┌──
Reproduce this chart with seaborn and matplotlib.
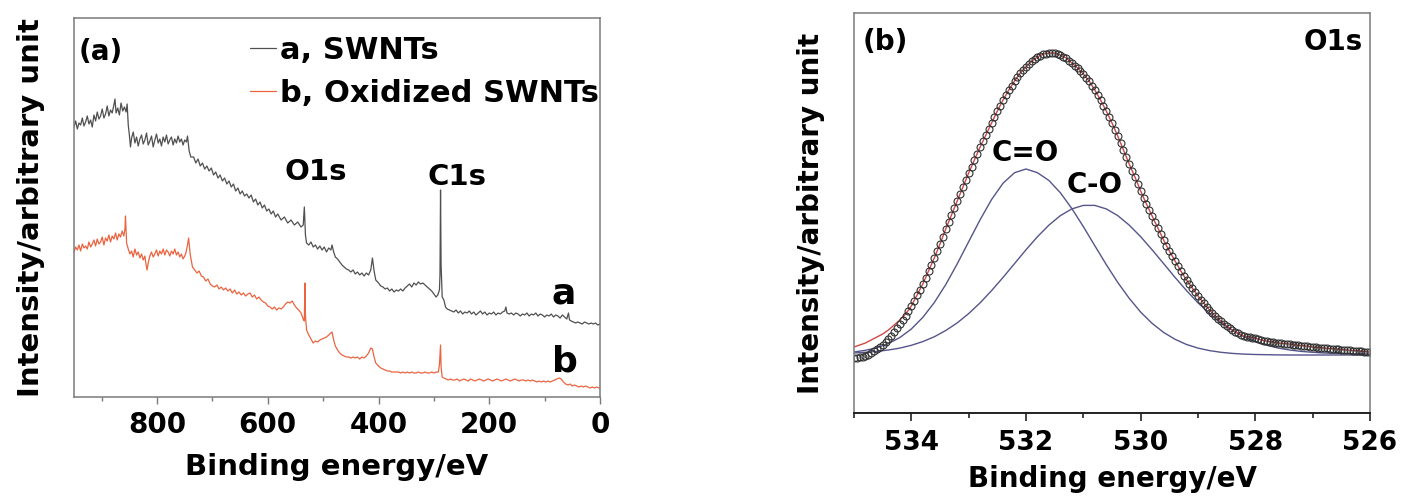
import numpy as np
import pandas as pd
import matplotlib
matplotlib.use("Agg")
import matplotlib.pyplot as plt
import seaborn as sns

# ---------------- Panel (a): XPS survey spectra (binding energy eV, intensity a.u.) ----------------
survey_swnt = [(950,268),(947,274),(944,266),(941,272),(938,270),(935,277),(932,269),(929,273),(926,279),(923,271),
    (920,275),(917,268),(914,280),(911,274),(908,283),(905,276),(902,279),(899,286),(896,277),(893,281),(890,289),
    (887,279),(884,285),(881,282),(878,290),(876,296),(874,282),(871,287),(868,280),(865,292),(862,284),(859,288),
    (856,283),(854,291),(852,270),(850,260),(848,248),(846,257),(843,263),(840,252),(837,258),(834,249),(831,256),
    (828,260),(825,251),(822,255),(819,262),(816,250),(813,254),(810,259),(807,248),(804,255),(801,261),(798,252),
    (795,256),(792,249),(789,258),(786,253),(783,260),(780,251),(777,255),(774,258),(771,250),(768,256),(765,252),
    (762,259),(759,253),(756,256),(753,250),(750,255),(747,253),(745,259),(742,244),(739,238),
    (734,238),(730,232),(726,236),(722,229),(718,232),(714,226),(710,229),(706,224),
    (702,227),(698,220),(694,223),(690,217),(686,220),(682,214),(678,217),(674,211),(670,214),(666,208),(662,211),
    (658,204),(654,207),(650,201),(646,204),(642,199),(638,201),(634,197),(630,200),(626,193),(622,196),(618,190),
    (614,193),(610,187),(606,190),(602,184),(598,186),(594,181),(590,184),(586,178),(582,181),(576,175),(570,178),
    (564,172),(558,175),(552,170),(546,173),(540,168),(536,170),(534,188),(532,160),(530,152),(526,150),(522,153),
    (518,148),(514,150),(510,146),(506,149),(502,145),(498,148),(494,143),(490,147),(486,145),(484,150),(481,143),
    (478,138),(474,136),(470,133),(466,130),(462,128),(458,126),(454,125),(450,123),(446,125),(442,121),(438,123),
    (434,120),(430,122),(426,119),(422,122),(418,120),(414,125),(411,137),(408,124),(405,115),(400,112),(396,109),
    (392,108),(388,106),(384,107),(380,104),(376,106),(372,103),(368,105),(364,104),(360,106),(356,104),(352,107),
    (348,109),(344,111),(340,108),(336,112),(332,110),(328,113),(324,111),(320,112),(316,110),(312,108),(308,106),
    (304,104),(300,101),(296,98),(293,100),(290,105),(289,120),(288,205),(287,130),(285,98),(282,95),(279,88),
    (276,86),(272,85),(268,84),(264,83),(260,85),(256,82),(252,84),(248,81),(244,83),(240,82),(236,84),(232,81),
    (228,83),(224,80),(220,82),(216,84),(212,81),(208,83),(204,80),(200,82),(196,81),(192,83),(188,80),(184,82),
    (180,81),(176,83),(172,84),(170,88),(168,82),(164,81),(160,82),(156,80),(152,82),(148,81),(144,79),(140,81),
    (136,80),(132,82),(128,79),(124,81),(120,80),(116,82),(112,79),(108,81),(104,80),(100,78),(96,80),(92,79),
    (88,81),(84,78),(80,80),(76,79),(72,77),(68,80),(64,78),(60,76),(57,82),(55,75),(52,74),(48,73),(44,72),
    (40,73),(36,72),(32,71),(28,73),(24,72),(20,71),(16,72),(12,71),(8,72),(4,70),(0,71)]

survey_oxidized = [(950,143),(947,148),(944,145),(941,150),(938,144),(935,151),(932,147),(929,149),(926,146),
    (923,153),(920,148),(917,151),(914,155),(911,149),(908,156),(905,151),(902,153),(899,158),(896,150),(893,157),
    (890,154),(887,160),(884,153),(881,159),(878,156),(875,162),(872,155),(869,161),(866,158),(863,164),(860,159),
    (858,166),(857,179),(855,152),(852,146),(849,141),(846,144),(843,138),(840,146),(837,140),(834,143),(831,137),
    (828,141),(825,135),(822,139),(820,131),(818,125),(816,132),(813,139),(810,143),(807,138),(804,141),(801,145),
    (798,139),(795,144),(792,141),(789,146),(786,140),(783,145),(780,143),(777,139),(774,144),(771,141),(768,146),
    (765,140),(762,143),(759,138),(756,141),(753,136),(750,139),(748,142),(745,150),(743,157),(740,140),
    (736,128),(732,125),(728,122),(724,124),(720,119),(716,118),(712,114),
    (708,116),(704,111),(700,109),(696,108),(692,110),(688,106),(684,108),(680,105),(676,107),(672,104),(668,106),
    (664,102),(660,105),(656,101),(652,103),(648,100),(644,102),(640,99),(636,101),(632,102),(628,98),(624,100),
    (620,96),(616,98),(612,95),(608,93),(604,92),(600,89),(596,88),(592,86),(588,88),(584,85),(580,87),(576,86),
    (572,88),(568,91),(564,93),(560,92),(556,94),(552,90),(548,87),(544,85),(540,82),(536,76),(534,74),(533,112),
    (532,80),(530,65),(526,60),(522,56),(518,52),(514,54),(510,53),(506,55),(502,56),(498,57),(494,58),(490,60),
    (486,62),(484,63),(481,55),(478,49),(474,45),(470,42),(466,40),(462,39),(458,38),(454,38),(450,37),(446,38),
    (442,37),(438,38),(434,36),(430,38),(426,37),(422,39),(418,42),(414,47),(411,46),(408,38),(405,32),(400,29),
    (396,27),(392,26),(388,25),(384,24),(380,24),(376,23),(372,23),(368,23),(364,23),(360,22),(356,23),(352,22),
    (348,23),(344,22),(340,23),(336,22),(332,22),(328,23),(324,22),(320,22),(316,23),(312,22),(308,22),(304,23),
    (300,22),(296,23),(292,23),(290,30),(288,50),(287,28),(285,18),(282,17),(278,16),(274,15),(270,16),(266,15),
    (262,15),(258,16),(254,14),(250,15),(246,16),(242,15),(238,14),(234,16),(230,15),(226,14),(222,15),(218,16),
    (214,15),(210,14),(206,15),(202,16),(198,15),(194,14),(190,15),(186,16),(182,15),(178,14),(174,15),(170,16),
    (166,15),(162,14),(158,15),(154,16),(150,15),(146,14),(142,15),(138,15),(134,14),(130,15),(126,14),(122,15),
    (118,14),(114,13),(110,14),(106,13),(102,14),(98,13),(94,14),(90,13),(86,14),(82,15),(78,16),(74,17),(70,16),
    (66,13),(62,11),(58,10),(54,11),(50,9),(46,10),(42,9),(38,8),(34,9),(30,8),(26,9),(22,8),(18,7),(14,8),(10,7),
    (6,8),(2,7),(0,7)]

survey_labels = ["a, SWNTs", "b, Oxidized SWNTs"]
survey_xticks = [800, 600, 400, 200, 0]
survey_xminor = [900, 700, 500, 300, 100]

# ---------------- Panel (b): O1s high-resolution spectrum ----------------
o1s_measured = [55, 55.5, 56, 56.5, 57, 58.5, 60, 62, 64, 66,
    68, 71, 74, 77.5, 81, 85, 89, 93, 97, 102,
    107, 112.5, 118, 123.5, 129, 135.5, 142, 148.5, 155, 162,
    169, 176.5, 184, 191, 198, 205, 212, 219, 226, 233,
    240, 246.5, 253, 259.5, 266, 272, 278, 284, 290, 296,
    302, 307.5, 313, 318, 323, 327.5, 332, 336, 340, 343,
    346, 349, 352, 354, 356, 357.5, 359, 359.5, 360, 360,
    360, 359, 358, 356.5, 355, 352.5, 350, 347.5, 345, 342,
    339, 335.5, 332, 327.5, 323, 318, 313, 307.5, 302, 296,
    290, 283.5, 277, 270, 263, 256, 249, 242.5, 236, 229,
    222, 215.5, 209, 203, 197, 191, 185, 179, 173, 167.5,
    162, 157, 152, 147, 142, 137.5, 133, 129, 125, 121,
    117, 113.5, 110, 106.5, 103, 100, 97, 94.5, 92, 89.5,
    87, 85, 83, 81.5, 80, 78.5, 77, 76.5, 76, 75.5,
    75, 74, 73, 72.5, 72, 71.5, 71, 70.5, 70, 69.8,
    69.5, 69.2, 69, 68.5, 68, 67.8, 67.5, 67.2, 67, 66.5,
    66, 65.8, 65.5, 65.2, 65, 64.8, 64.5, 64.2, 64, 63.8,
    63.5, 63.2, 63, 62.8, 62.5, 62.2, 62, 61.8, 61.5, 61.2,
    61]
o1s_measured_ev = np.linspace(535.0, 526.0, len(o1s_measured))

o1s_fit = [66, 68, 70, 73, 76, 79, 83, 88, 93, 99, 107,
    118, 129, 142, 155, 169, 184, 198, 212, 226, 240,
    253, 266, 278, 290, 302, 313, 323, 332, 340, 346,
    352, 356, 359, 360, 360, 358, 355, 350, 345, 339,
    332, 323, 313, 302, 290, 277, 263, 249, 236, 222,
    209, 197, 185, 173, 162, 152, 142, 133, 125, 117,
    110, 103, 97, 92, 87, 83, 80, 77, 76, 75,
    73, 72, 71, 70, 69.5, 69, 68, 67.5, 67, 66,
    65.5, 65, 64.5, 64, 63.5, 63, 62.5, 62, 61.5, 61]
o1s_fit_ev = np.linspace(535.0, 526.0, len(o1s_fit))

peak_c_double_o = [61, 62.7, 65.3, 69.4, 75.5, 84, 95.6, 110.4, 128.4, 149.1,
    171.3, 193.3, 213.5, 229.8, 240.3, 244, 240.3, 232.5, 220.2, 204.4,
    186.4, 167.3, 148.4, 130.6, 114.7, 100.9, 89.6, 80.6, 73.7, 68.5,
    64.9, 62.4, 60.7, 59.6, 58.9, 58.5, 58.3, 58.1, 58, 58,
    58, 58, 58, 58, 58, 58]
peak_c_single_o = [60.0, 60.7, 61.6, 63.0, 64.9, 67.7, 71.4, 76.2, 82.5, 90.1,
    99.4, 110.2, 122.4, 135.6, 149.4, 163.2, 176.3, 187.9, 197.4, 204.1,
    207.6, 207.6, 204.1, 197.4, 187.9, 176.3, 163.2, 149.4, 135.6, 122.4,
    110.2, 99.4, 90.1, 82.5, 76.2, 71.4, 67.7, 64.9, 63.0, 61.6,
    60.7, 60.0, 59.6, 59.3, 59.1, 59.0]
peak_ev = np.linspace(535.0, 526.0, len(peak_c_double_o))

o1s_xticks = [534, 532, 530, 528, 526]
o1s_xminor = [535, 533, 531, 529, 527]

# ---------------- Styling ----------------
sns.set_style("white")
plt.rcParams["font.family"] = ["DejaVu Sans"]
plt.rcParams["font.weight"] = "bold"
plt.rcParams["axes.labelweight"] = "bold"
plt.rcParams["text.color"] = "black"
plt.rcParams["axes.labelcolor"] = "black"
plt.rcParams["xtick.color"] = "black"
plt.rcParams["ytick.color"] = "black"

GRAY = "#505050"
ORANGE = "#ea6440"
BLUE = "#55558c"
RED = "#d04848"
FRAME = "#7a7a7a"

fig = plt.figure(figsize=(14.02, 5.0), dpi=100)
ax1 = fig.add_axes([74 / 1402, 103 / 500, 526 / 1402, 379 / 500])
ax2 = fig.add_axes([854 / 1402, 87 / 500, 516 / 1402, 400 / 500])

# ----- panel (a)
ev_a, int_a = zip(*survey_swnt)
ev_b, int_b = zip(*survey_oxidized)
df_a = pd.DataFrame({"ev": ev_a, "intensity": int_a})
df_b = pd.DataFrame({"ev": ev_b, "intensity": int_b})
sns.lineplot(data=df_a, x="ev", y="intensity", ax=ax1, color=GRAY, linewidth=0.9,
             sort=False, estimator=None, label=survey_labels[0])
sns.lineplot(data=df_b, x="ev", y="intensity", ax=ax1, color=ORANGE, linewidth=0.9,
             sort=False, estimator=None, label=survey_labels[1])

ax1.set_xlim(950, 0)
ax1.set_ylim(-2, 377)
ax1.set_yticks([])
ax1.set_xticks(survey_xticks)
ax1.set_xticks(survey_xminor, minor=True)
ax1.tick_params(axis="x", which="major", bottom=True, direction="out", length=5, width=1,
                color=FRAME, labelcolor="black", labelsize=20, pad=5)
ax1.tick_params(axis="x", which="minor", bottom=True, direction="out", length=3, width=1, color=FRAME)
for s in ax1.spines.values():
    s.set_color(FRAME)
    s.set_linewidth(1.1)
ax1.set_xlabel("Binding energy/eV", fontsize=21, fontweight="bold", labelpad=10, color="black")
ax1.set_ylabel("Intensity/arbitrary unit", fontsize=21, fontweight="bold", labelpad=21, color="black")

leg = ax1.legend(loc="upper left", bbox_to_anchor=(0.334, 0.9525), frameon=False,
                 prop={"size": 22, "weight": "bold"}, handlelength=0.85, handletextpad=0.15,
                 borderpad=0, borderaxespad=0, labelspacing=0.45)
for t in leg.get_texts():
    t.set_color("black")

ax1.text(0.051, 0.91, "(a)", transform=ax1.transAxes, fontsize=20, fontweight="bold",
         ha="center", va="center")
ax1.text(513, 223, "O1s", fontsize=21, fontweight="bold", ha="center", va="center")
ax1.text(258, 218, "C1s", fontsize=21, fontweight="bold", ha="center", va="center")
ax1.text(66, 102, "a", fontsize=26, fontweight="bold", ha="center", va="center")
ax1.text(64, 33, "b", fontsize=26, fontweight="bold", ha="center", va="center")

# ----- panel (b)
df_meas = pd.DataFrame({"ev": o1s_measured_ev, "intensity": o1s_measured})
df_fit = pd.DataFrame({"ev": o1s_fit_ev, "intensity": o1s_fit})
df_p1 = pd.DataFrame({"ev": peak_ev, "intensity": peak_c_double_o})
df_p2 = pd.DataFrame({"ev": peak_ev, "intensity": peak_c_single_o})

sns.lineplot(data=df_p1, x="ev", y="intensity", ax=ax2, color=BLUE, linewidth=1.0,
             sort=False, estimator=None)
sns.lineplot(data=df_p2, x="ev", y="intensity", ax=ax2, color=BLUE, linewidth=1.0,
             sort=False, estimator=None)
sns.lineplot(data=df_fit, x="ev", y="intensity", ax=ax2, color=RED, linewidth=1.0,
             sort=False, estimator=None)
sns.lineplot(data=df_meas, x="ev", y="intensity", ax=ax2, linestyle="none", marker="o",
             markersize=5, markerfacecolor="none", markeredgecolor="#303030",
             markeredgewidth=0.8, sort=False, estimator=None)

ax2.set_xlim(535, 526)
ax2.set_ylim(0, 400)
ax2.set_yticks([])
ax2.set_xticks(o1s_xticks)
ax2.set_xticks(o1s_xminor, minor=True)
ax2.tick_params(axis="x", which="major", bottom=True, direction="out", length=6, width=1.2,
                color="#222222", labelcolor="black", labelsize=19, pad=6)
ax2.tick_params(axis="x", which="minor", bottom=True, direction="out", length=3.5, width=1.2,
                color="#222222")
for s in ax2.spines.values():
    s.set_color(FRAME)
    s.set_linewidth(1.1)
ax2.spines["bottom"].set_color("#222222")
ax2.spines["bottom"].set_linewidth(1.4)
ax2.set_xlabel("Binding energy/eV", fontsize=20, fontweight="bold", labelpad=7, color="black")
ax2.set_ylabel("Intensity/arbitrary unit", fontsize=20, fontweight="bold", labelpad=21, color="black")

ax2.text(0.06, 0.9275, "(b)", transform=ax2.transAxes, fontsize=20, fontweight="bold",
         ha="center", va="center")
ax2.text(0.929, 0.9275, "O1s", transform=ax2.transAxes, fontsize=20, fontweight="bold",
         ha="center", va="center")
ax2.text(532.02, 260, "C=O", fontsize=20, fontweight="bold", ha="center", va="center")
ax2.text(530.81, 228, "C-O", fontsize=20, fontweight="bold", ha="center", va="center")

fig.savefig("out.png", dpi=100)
└──
■ **TASK DIRECTIONS**: Starting at the first line of the material, output exactly the lines up to and including the one with "import seaborn as sns". Do not include the pictures.

■ **EXERCISE OUTPUT**:
Reproduce this chart with seaborn and matplotlib.
import numpy as np
import pandas as pd
import matplotlib
matplotlib.use("Agg")
import matplotlib.pyplot as plt
import seaborn as sns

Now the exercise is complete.